# 9 // Liberty of the Clink

Si vous passez par Southwark et que vous avez un moment à perdre, arrêtez-vous à Clink Street.
Avant-hier, nous suivions William Shakespeare autour du Globe. Ce qui avait attiré les Lord Chamberlain’s Men de ce côté de la Tamise, c’était la protection offerte par la Liberty of the Clink. En droit anglais, une liberty est un territoire où l’autorité du roi a été transférée, non pas à des corps constitués, comme dans les cités et les comtés, mais à des personnes privées. C’est une sorte de seigneurie – ici, on dirait un manoir, manor – où le seigneur est l’unique détenteur du pouvoir. Cela peut nous paraître concevable pour la période médiévale, mais force est de constater que ce genre de statut n’a été supprimé qu’à la fin du XIXe siècle, en avril 1889. Il reste toutefois deux exceptions, Middle Temple et Inner Temple, qui, même s’il ne s’agit pas de liberties, constituent des enclaves presque totalement indépendantes de la Cité de Londres.
Mais revenons à la Clink. Au début du XIe siècle, Henri Ier Beauclerc accorde un vaste territoire à l’abbaye de Bermondsey, autour du village qui se trouve à l’extrémité du pont de Londres. En 1149, une partie de ce territoire est vendu à l’évêque de Winchester, Henri de Blois, le frère du roi Etienne. Celui-ci en fait une liberty, la Liberty of Winchester. Du coup, le territoire (28 ha) ne relève pas du comté de Surrey, auquel il appartient d’un point de vue strictement géographique, et encore moins de la cité de Londres, située de l’autre côté du pont.
L’autorité des évêques de Winchester sera symbolisée, à travers les siècles, par leur demeure, Winchester House, dont il reste aujourd’hui le pignon de la grande salle (photographie de gauche), mais surtout par leur prison. En tant que détenteurs du pouvoir judiciaire dans leur territoire, les évêques se devaient d’avoir leur prison, notamment pour enfermer les mauvais payeurs. Cette prison devint connue sous le nom de Clink, peut-être pour rappeler le bruit des portes de fer qui se refermaient sur les prisonniers, à moins que ce ne soit celui de leurs chaînes. Du coup, on parla bientôt de la Liberty of the Clink. Aujourd’hui, un musée rappelle l’histoire de cette geôle et des horribles conditions infligées aux détenus (photographie du milieu).
Mais la Liberty offrait également de nombreux avantages. Comme vous l’aurez compris, l’interdiction des théâtres et des troupes n’y avait pas cours : c’est ce qui a attiré Shakespeare et ses amis. Les mœurs y étaient beaucoup plus libres puisque la prostitution n’y était pas interdite.

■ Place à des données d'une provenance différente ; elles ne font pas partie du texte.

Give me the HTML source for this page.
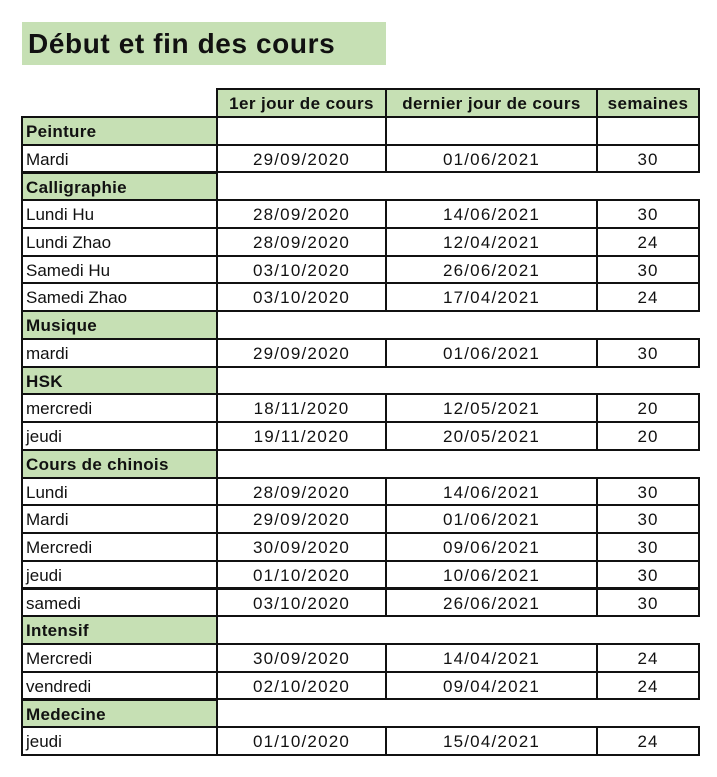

Les prostituées étaient même sous la protection de l’évêque. On les appelait les « oies de Winchester » (Winchester Geese) ! L’expression « se faire mordre par une oie de Winchester » signifiait quant à elle « attraper une maladie vénérienne ».
Mais ces femmes, dites de petite vertu, posaient un problème. De par leurs activités, leur taux de mortalité était beaucoup plus élevé que celui de la majorité des femmes de l’époque, pourtant déjà très haut. Or, leur profession leur interdisait d’être enterrées en bonnes chrétiennes. Un des évêques de Winchester décida donc d’ouvrir un cimetière non consacré dans sa Liberty of the Clink. La première mention date de 1598, mais il est certainement beaucoup plus ancien. Vers 1769, on commença également à y enterrer les miséreux du quartier, qui étaient fort nombreux. Il fut finalement fermé en 1853… et redécouvert, 150 ans plus tard, lors des travaux de la Jubilee Line. Les archéologues du Museum of London estiment que 15 000 personnes y sont inhumées, souvent empilées les unes sur les autres. Cross Bones, situé sur Redcross Way, est devenu aujourd’hui un espacé mémoriel, géré par une association. La grille est encombrée de rubans, de messages, de fleurs, hommages des habitants d’aujourd’hui aux habitants d’hier (photographie de droite).
Quant à la Liberty de Clink, elle a été supprimée, comme les autres, en 1889, et rattachée au nouveau comté de Londres.